It’s no big surprise that cries of “Religious Freedom!” are ringing out across the land in the wake of the SCOTUS approval of marriage equality. Neither is it a surprise that House Republicans are running scared and trying to push more anti-LGBTQ legislation before returning home for their August town hall speeches. This time it’s called the First Amendment Defense Act (FADA).
The bill, if passed, would prevent federal government from taking action against charities, churches or private schools for actions these organizations take based on opposition to marriage equality. Such concerns stem from a particular moment in the marriage equality case when Justice Samuel Alito asked Solicitor General Donald Verrilli if religious schools would lose nonprofit, tax-exempt status if they opposed marriage equality.
The Solicitor General responded, “It’s certainly going to be an issue. I don’t deny that.” And now, it is an issue. The FADA has 115 GOP co-sponsors as of last week. The bills author, Rep. Raul Labrador (R-Idaho) may actually be working for the side of true justice, however.
Now that you’ve picked your jaws up off the floor, I’ll explain. Rep. Labrador is a political mad dog. The co-founder of the Freedom Caucus is a continual thorn in the GOP’s side. He is known for frequent criticism of GOP leadership and is not known for making friends in his own party.
In fact, there is serious doubt that his FADA will get the required 218 votes it needs to pass. Labrador isn’t getting much help from across the aisle, not surprisingly. He managed to get one Democrat, Rep. Dan Lipinski (D-IL) to sign on as a co-sponsor. Many of his own party, however, see siding with Labrador as political suicide. Thus, his own big mouth and bad reputation may actually be working for the side of justice this time.
One openly-gay representative, Jared Polis (D-CO), suggested (before thoroughly reading the bill) that it may actually get LGBTQ support saying:
“There’s certainly room for clarification that no faith would ever be forced to perform or sanctify marriages that they don’t agree with, just as the Catholic faith isn’t required to marry people who have been divorced. It’s up to every religion who they want to marry and some have been marrying same-sex couples for decades; others will never marry same-sex couples. Many faiths have been sanctifying same-sex marriages for decades, so we know the importance of religious freedom,” he added, “because it would have been terrible for the government to have stopped Reform Judaism or Unitarianism from holding same-sex marriages for the last four decades.”

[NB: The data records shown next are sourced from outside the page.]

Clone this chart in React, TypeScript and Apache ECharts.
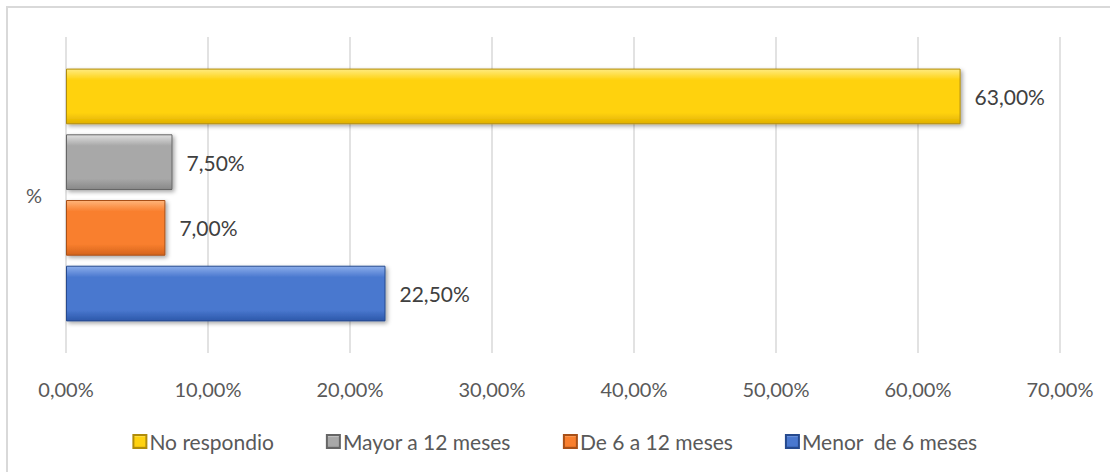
import React, { useEffect, useRef } from "react";
import * as echarts from "echarts";

const categories = ["%"];
const seriesNames = ["No respondio", "Mayor a 12 meses", "De 6 a 12 meses", "Menor  de 6 meses"];
const noRespondio = [63.0];
const mayor12 = [7.5];
const de6a12 = [7.0];
const menor = [22.5];

const palettes = [
  { top: "#FFEB80", mid: "#FFD20F", bot: "#E0B000", border: "#B08C0A" },
  { top: "#E0E0E0", mid: "#A8A8A8", bot: "#888888", border: "#666666" },
  { top: "#FFB57A", mid: "#F97F2E", bot: "#D4631B", border: "#A85018" },
  { top: "#8CAEEB", mid: "#4A78CF", bot: "#2D58AA", border: "#264A8E" },
];

const fmt = (v: number) => v.toFixed(2).replace(".", ",") + "%";

export default function App() {
  const ref = useRef<HTMLDivElement>(null);
  useEffect(() => {
    if (!ref.current) return;
    const chart = echarts.init(ref.current, undefined, { renderer: "svg" });
    const datas = [noRespondio, mayor12, de6a12, menor];
    const font = "Lato, 'Open Sans', sans-serif";
    chart.setOption({
      animation: false,
      textStyle: { fontFamily: font },
      grid: { left: 66, right: 50, top: 37, bottom: 119, containLabel: false },
      legend: {
        data: seriesNames,
        top: 426,
        left: "center",
        icon: "rect",
        itemWidth: 13,
        itemHeight: 13,
        itemGap: 52,
        textStyle: { fontSize: 21, color: "#595959", fontFamily: font, padding: [0, 0, 0, -2] },
      },
      xAxis: {
        type: "value",
        min: 0,
        max: 70,
        interval: 10,
        axisLine: { show: false },
        axisTick: { show: false },
        splitLine: { lineStyle: { color: "#D9D9D9", width: 1.5 } },
        axisLabel: {
          formatter: (v: number) => fmt(v),
          fontSize: 20,
          color: "#595959",
          margin: 26,
          fontFamily: font,
        },
      },
      yAxis: {
        type: "category",
        data: categories,
        axisLine: { show: false },
        axisTick: { show: false },
        axisLabel: { fontSize: 20, color: "#595959", margin: 24, fontFamily: font },
      },
      series: seriesNames.map((name, i) => ({
        name,
        type: "bar",
        data: datas[i],
        barGap: "18%",
        barCategoryGap: "20%",
        itemStyle: {
          color: new echarts.graphic.LinearGradient(0, 0, 0, 1, [
            { offset: 0, color: palettes[i].top },
            { offset: 0.2, color: palettes[i].mid },
            { offset: 0.8, color: palettes[i].mid },
            { offset: 1, color: palettes[i].bot },
          ]),
          borderColor: palettes[i].border,
          borderWidth: 1,
          shadowColor: "rgba(0,0,0,0.35)",
          shadowBlur: 4,
          shadowOffsetX: 2,
          shadowOffsetY: 2,
        },
        label: {
          show: true,
          position: "right",
          distance: 14,
          formatter: (p: any) => fmt(p.value),
          fontSize: 21,
          color: "#404040",
          fontFamily: font,
        },
      })),
      graphic: [
        { type: "line", shape: { x1: 6, y1: 7, x2: 1110, y2: 7 }, style: { stroke: "#D9D9D9", lineWidth: 2 } },
        { type: "line", shape: { x1: 7, y1: 6, x2: 7, y2: 472 }, style: { stroke: "#D9D9D9", lineWidth: 2 } },
      ],
    });
    return () => chart.dispose();
  }, []);
  return (
    <div
      ref={ref}
      style={{ position: "fixed", left: 0, top: 0, width: 1110, height: 472, background: "#fff" }}
    />
  );
}
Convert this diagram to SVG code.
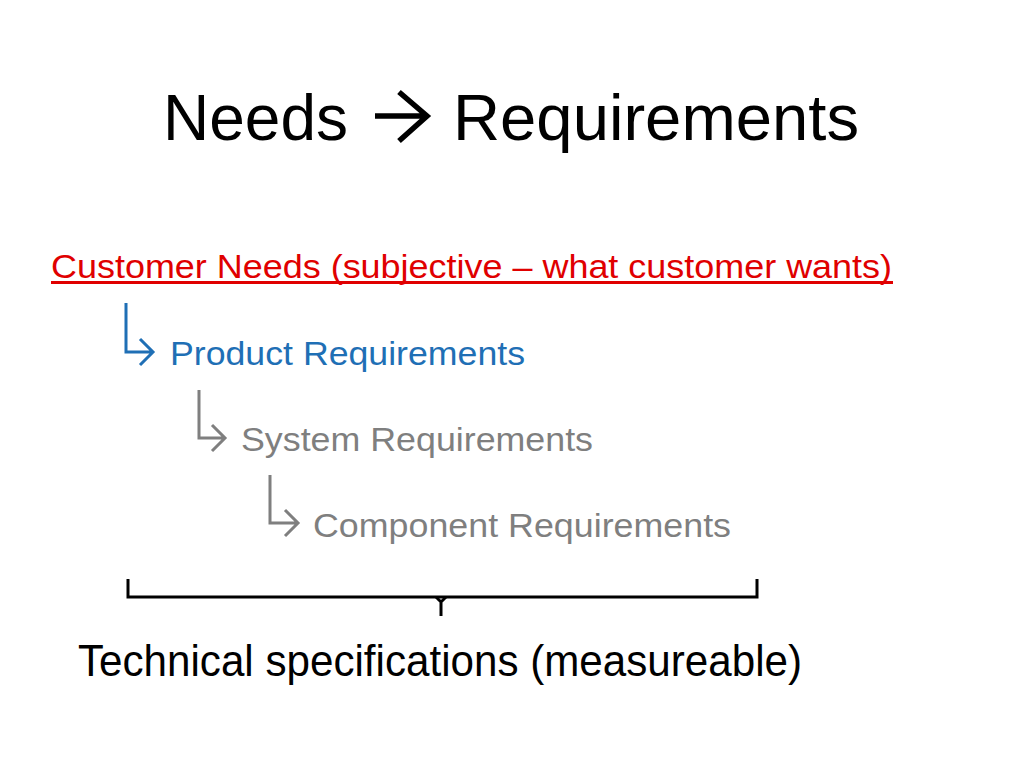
<svg xmlns="http://www.w3.org/2000/svg" width="1024" height="768" viewBox="0 0 1024 768">
<style>
  text { font-family: "Liberation Sans", Arial, sans-serif; }
  .title { font-size: 65px; fill: #000; }
  .lvl { font-size: 34px; }
  .red { fill: #e00000; }
  .blue { fill: #1f6fb5; }
  .gray { fill: #7f7f7f; }
  .arr { fill: none; stroke-width: 3; stroke-linejoin: miter; }
  .brace { fill: none; stroke: #000; stroke-width: 3; }
</style>
<rect width="1024" height="768" fill="#fff"/>
<g id="title">
  <text class="title" x="163" y="140" textLength="185" lengthAdjust="spacingAndGlyphs">Needs</text>
  <path d="M375 116 H427 M399 92 L427 116 L399 141" fill="none" stroke="#000" stroke-width="5.5"/>
  <text class="title" x="453" y="140" textLength="406" lengthAdjust="spacingAndGlyphs">Requirements</text>
</g>
<g id="customer-needs">
  <text class="lvl red" x="51" y="278" textLength="841" lengthAdjust="spacingAndGlyphs">Customer Needs (subjective – what customer wants)</text>
  <rect x="51" y="281" width="842" height="3" fill="#e00000"/>
</g>
<g id="connectors">
  <path class="arr" stroke="#1f6fb5" d="M126 303 V352 H152 M140 339 L153 352 L140 365"/>
  <path class="arr" stroke="#7f7f7f" d="M199 390 V438 H224 M212 425 L225 438 L212 451"/>
  <path class="arr" stroke="#7f7f7f" d="M270 475 V523 H297 M285 510 L298 523 L285 536"/>
</g>
<g id="product-requirements">
  <text class="lvl blue" x="170" y="365" textLength="355" lengthAdjust="spacingAndGlyphs">Product Requirements</text>
</g>
<g id="system-requirements">
  <text class="lvl gray" x="241" y="451" textLength="352" lengthAdjust="spacingAndGlyphs">System Requirements</text>
</g>
<g id="component-requirements">
  <text class="lvl gray" x="313" y="537" textLength="418" lengthAdjust="spacingAndGlyphs">Component Requirements</text>
</g>
<g id="brace">
  <path class="brace" d="M128 579 V597 H757 V579"/>
  <path class="brace" d="M436 597 L441 602 L446 597 M441 600 V616"/>
</g>
<g id="technical-specifications">
  <text x="78" y="676" font-size="44" fill="#000" textLength="724" lengthAdjust="spacingAndGlyphs">Technical specifications (measureable)</text>
</g>
</svg>
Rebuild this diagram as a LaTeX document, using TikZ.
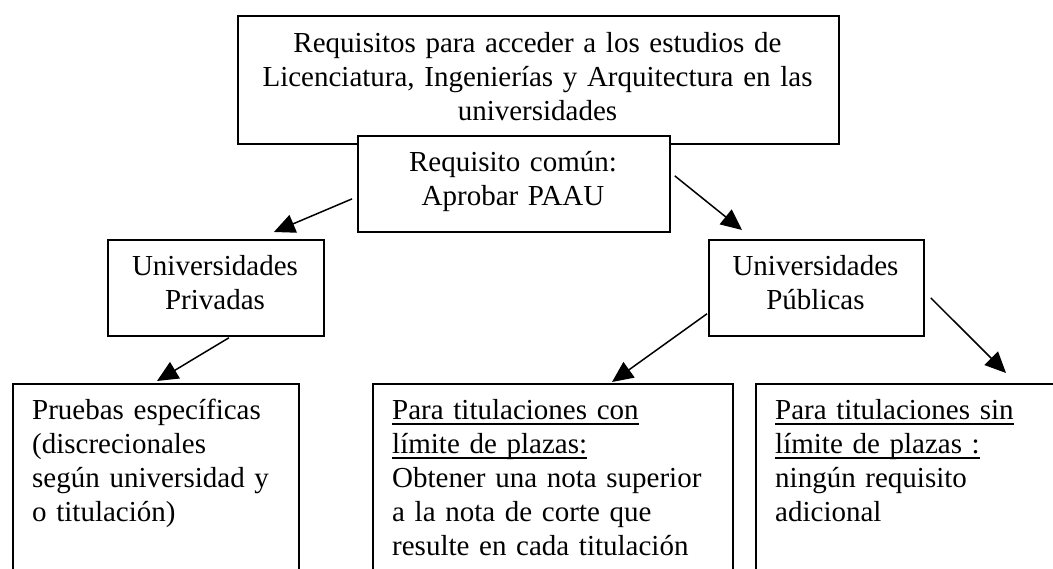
\documentclass[tikz,border=0pt]{standalone}
\usepackage{fontspec}
\setmainfont{Liberation Serif}
\usetikzlibrary{arrows.meta,calc}
\newsavebox\ulbox
\newcommand\myul[1]{\leavevmode\sbox\ulbox{#1}\rlap{\rule[-5pt]{\wd\ulbox}{1.6pt}}\usebox\ulbox}
\begin{document}
\begin{tikzpicture}[x=1pt,y=-1pt,
  box/.style={draw, line width=1.8pt, fill=white, inner sep=0pt, anchor=north west},
  txt/.style={inner sep=0pt, font=\fontsize{29}{34}\selectfont},
  ctxt/.style={txt, align=center, text width=#1, anchor=base},
  ltxt/.style={txt, align=left, text width=#1, anchor=base west},
  arr/.style={line width=1.5pt, -{Triangle[length=21pt,width=19pt]}}]
\useasboundingbox (0,0) rectangle (1053,569);
\clip (0,0) rectangle (1053,569);
\node[box, minimum width=601pt, minimum height=128pt] (top) at (237,15) {};
\node[ctxt=580pt] (toptext) at (537.5,53) {Requisitos para acceder a los estudios de\\Licenciatura, Ingenierías y Arquitectura en las\\universidades};
\node[box, minimum width=312pt, minimum height=96pt] (mid) at (357,135) {};
\node[ctxt=300pt] (midtext) at (513,172) {Requisito común:\\Aprobar PAAU};
\node[box, minimum width=216pt, minimum height=96pt] (priv) at (107,239) {};
\node[ctxt=210pt] (privtext) at (215,276) {Universidades\\Privadas};
\node[box, minimum width=215pt, minimum height=96pt] (pub) at (708,239) {};
\node[ctxt=210pt] (pubtext) at (815.5,276) {Universidades\\Públicas};
\node[box, minimum width=286pt, minimum height=250pt] (bl) at (12,383) {};
\node[ltxt=260pt] (bltext) at (32,420) {Pruebas específicas\\(discrecionales\\según universidad y\\o titulación)};
\node[box, minimum width=360pt, minimum height=250pt] (bm) at (372,383) {};
\node[ltxt=340pt] (bmtext) at (392,420) {\myul{Para titulaciones con}\\\myul{límite de plazas:}\\Obtener una nota superior\\a la nota de corte que\\resulte en cada titulación};
\node[box, minimum width=330pt, minimum height=250pt] (br) at (755,383) {};
\node[ltxt=280pt] (brtext) at (775,420) {\myul{Para titulaciones sin}\\\myul{límite de plazas :}\\ningún requisito\\adicional};
\draw[arr] ($(mid.west)+(-5,15)$) -- ($(priv.north)+(58,-7)$);
\draw[arr] ($(mid.east)+(4,-8)$) -- ($(pub.north west)+(34,-9)$);
\draw[arr] ($(priv.south)+(13,1)$) -- ($(bl.north west)+(145,-2)$);
\draw[arr] ($(pub.south west)+(-1,-23)$) -- ($(bm.north west)+(240,-1)$);
\draw[arr] ($(pub.east)+(6,10)$) -- ($(br.north west)+(251,-10)$);
\end{tikzpicture}
\end{document}
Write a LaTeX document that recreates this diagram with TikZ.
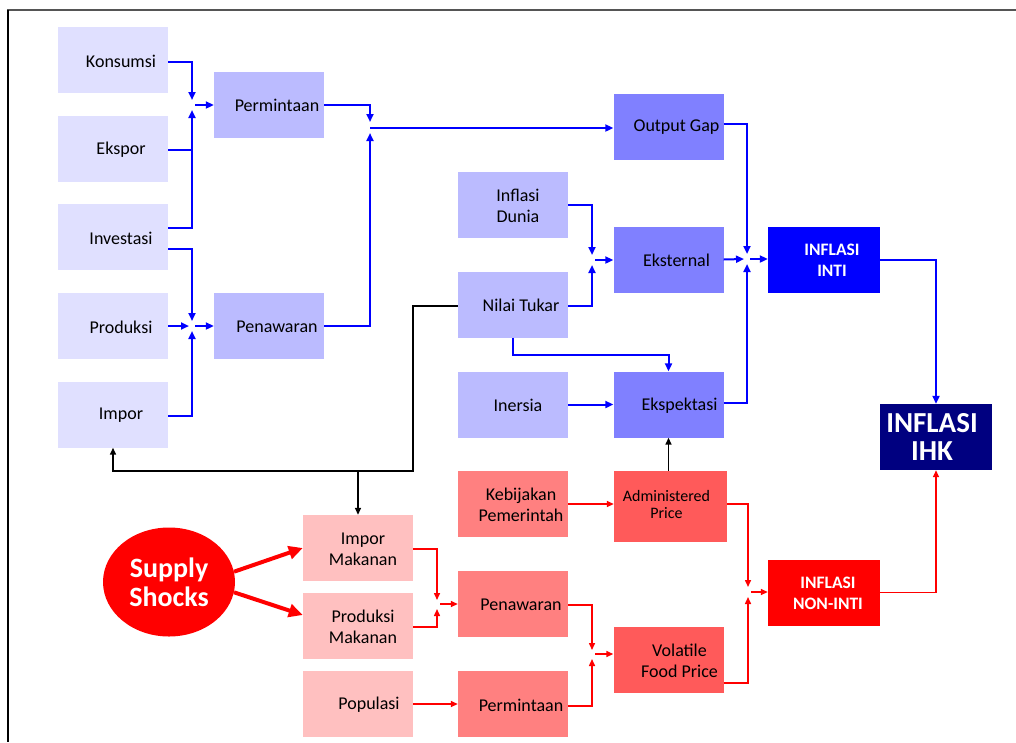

Then Rep. Polis actually read the FADA. His tune changed quickly as he noted the FADA is far too broad as written. “[T]his bill goes far beyond simply places of worship, extending to businesses and nonprofits, for example. The bill even contains a clause stating that it must be construed as broadly as possible by the courts and could be read to permit all businesses to use their views on marriage as justification to discriminate against LGBT Americans.”
Of course, the bills proponents say it simply preserves the status quo by forbidding the federal government from revoking the tax-exempt status of churches that refuse to recognize marriage equality. Similarly, the government wouldn’t be permitted to deny contracts, grants or licenses to individuals or institutions that won’t honor marriage equality.
Preserving the status quo. Where have we heard such BS before?
- Loving v. Virginia, which allowed interracial marriages
- Dred Scott v. Sanford, which denied citizenship to African Americans
- Plessy v. Ferguson, which permitted state-sponsored segregation
- Brown v. Board of Education, which overturned Plessy
Get the picture? Preservation of the status quo has long been the theme of oppressors who are unwilling to stop being oppressors. We, the people, have evolved (mostly) to recognize that differences, such as skin color, gender and sexual orientation, are not valid bases for discrimination.
Sadly, that evolution hasn’t stopped such discrimination. However, the inexorable march of progress (as evidenced through history) will continue and, like it or not, those who hate will be dragged into the 21st Century. They may kick and scream all the way, but they will come along, nonetheless.
As to the basic issue of whether religious organizations should be free to discriminate against LGBTQ people, my response is a resounding “No!” Religious organizations denying the rights of interracial couples to be married would never be tolerated today. Why then, should discrimination against same-sex couples?